But of the nearly 1,000 cases that were tracked back to the Provincetown parties by the end of July, there were only seven hospitalizations and no deaths. “The Provincetown numbers tell me that the vaccines are working,” Yun concluded.
All of this is to say: The data we have suggests the vaccines can turn even Delta into a flu-level nuisance, or better, in terms of the risks of hospitalization and death. There is some worry that Delta is modestly worse for children than the original strain, but the absolute risk for young kids is still quite low, and the best firewall for them is vaccinated adults. The big unknown here is the possibility for long Covid or other lingering consequences. But it’s worth noting that this is true with the flu, too. A number of chronic diseases seem to trace back to the body’s reaction to viral infections.
“Do I wish anybody long Covid? No,” Gounder told me. “Do I want to get long Covid? No. However, we run the risk in our everyday lives of getting one of these viral infections that for most people are very mild, but that can very rarely set off something like chronic fatigue syndrome or an autoimmune disease, but that’s a risk we tolerate.”
All of this made me feel a bit better. And then I talked to Bob Wachter.
Wachter is the chair of the department of medicine at the University of California at San Francisco. His main point was simply this: The numbers aren’t stable. He’s concerned that the immunity people got from past coronavirus infection is waning more quickly than we’d expected. And he thinks the same is true for vaccine-based immunity. “I think the best estimate now is the vaccines begin to lose some efficacy after six months and your immune response loses some mojo too,” he told me.
This is why Wachter supports the masking mandate in San Francisco. In his view, it’s not just the unvaccinated who benefit from masking. There may be some vaccinated people, particularly older people who got vaccines early, who will need a booster shot soon. “Two doses of the vaccines provided a healthy person a huge amount of immunologic cushion, but for a 75-year-old not so much,” Wachter told me. “Their immunity needs to wane only a modest amount before they cross the curve, before they are susceptible to a more serious infection.”
If that’s true, it suggests a future where even in highly vaccinated places, it will be a continuous fight between the immunity offered by vaccines, an always mutating virus and the speed of our booster campaigns. As Wachter dryly put it, “It’s nontrivial to go give boosters to 200 million people.” Even worse, much of the rest of the country, and even more of the rest of the world, isn’t vaccinated, which is giving the virus vast opportunities for evolution. Delta is by no means the final form the coronavirus could take.

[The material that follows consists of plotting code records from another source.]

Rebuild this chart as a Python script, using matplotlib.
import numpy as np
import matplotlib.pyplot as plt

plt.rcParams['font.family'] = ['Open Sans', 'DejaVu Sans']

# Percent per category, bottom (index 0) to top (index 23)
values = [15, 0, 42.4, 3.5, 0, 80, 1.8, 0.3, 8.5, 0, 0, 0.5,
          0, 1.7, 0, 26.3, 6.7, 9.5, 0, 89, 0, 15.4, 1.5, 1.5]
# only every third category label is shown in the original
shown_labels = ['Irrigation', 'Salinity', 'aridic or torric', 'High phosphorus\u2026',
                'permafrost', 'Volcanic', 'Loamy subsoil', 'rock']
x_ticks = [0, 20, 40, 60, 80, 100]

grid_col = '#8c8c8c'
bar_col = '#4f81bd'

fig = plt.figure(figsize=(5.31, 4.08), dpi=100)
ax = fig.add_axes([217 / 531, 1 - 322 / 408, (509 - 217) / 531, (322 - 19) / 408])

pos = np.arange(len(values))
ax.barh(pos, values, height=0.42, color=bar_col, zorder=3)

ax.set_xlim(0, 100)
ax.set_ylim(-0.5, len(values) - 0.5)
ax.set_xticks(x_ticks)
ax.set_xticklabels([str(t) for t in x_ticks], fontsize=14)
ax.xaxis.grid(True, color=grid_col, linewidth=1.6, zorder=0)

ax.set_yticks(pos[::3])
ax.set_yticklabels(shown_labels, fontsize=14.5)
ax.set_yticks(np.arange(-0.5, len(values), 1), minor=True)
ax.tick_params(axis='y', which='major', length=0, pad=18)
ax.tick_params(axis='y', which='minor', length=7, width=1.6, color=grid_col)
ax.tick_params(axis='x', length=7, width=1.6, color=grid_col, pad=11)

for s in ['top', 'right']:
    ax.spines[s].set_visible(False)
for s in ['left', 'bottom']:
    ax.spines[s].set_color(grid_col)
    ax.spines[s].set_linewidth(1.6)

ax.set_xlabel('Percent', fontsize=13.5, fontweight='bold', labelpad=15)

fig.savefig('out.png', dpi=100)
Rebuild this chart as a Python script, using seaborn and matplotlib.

The more optimistic outlook came from Jha. He thinks that in highly vaccinated places, we’re going to see Delta slam into a wall of vaccination, and hospitalizations and deaths won’t follow cases the way they have in the past. “Even in highly vaccinated states, unvaccinated people cluster,” he told me. “So you will see the initial rise, but once that cluster starts bumping into immunity, it won’t be able to sustain itself. We’ll find that out in the next couple of weeks in places like San Francisco and Boston.” If that happens, it’ll also be a powerful argument for vaccination in the parts of the country that have lagged and that will watch the virus tear through their communities even as more vaccinated areas are largely spared.